Request:
Which lines contain the string "React"? Please list every one of them.
———
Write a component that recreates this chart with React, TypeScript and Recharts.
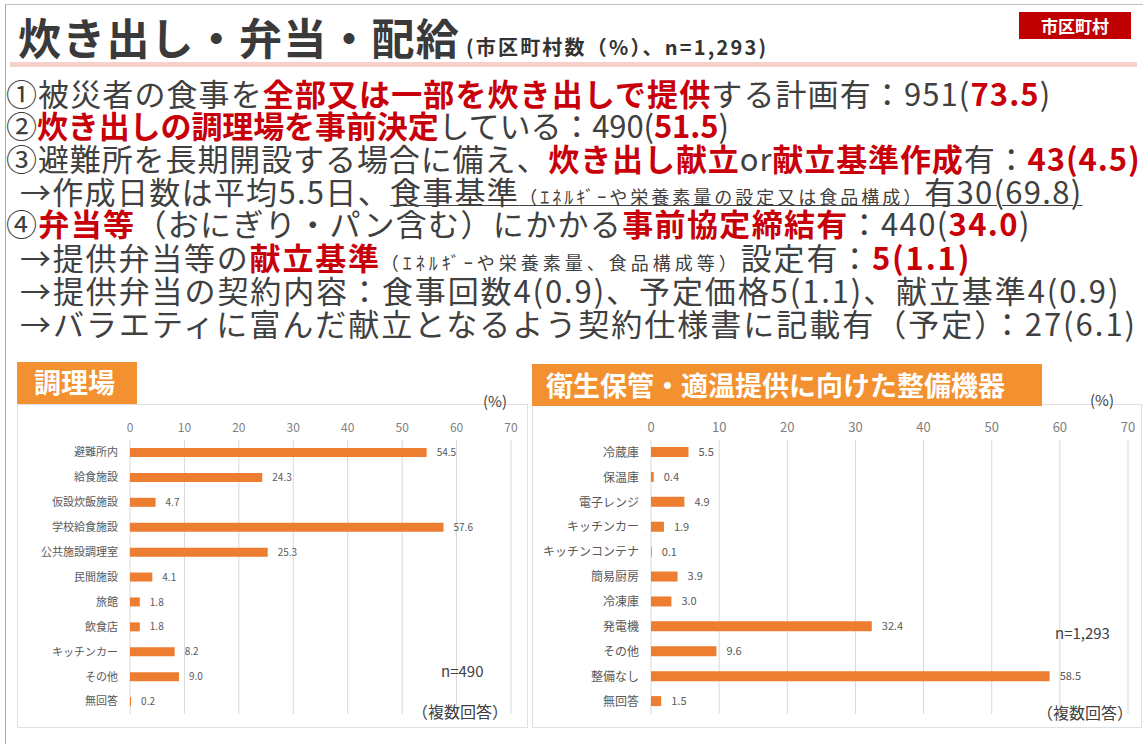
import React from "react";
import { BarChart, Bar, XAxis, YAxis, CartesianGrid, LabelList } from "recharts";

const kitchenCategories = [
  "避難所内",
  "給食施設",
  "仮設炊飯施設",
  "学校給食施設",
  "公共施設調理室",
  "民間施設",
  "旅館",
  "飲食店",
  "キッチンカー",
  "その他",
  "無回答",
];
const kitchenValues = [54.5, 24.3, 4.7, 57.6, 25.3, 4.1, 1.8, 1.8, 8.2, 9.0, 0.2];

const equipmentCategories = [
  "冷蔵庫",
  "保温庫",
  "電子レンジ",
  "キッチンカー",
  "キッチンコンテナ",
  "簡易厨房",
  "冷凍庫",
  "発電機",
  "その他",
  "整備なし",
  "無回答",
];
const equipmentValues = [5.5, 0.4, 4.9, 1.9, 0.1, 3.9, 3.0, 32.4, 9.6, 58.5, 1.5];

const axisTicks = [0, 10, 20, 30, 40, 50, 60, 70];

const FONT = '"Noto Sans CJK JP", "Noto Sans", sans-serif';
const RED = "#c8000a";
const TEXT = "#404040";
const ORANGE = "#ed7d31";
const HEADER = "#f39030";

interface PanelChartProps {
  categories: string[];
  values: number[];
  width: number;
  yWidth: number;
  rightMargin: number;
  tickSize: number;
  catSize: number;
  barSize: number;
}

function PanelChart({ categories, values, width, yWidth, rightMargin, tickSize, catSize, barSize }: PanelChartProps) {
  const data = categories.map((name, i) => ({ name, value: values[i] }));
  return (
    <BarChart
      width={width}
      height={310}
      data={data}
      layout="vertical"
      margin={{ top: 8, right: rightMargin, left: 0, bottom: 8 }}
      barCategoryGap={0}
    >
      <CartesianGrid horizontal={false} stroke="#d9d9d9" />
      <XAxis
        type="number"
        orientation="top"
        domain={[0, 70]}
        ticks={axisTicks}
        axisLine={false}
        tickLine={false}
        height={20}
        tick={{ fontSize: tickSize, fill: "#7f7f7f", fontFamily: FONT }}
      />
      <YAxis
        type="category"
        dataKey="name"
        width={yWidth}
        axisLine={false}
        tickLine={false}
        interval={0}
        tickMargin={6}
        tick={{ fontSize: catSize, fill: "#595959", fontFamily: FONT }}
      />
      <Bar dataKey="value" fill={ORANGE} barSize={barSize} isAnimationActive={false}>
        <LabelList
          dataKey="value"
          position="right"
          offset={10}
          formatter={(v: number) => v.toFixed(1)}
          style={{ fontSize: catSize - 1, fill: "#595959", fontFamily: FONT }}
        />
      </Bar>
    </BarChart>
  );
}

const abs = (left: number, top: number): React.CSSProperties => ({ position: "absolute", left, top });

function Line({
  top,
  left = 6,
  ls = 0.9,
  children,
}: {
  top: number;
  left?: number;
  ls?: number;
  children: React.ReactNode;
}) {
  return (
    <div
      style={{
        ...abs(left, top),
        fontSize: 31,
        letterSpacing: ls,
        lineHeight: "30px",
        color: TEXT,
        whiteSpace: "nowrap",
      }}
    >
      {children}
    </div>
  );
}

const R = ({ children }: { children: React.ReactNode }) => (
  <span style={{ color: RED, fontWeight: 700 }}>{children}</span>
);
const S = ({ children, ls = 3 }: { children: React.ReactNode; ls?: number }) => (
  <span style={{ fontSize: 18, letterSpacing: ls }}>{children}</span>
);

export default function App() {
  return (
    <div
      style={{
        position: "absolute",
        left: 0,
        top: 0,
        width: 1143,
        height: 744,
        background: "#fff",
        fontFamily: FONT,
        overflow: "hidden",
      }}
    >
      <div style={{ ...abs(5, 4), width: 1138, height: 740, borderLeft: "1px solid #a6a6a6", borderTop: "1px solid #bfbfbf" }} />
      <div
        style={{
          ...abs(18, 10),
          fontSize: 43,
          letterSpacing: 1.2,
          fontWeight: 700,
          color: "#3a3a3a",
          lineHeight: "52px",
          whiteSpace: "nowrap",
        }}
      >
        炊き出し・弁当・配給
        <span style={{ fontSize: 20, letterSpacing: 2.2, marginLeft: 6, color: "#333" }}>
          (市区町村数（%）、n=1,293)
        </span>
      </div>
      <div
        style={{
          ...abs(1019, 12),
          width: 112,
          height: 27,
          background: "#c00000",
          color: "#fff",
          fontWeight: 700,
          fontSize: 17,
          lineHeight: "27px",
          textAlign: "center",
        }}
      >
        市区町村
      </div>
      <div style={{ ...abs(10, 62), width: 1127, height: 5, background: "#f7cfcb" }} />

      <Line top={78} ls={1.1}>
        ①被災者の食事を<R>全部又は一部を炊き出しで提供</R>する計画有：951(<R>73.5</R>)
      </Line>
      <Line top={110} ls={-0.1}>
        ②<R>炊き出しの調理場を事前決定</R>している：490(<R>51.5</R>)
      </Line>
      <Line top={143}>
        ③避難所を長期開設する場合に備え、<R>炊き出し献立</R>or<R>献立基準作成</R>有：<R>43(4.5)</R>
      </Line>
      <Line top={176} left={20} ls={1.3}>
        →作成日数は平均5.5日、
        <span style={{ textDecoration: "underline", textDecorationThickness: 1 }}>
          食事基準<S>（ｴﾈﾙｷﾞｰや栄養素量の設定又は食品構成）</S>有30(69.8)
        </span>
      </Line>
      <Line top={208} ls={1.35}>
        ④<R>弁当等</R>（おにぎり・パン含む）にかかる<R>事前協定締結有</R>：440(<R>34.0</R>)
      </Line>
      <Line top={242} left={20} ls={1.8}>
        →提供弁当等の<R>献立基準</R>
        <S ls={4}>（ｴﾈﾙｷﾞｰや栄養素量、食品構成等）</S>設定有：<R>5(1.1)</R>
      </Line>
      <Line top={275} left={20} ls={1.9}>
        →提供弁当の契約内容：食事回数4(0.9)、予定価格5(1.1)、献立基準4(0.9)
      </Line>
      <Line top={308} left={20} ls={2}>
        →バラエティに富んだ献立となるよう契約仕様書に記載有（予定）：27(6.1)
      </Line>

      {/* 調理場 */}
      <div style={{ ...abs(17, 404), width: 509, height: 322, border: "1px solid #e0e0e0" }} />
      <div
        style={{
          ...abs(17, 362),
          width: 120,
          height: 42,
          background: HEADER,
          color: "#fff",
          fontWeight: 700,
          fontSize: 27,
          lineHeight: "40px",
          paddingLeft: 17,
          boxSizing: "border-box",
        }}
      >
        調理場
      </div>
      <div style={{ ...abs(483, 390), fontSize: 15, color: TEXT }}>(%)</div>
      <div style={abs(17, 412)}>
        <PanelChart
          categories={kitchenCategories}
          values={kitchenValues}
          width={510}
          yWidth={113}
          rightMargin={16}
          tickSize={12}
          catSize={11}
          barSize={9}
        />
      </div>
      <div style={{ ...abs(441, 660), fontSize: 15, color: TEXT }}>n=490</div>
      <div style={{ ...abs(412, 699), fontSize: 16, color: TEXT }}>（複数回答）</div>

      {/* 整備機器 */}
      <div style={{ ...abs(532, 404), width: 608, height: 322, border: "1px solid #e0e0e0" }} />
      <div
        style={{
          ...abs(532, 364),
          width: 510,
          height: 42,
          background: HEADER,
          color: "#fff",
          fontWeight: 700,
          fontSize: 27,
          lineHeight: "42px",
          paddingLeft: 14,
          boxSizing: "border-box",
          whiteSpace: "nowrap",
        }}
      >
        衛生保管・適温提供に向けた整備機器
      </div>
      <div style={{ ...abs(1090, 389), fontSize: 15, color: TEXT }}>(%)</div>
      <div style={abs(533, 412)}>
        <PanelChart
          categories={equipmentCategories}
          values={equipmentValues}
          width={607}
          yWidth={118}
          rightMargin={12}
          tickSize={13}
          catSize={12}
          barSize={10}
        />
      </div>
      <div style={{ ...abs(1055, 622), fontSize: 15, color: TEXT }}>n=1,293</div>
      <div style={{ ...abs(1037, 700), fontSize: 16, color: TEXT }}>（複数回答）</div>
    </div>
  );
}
———
Answer to the task:
Write a component that recreates this chart with React, TypeScript and Recharts.
import React from "react";
const abs = (left: number, top: number): React.CSSProperties => ({ position: "absolute", left, top });
  children: React.ReactNode;
const R = ({ children }: { children: React.ReactNode }) => (
const S = ({ children, ls = 3 }: { children: React.ReactNode; ls?: number }) => (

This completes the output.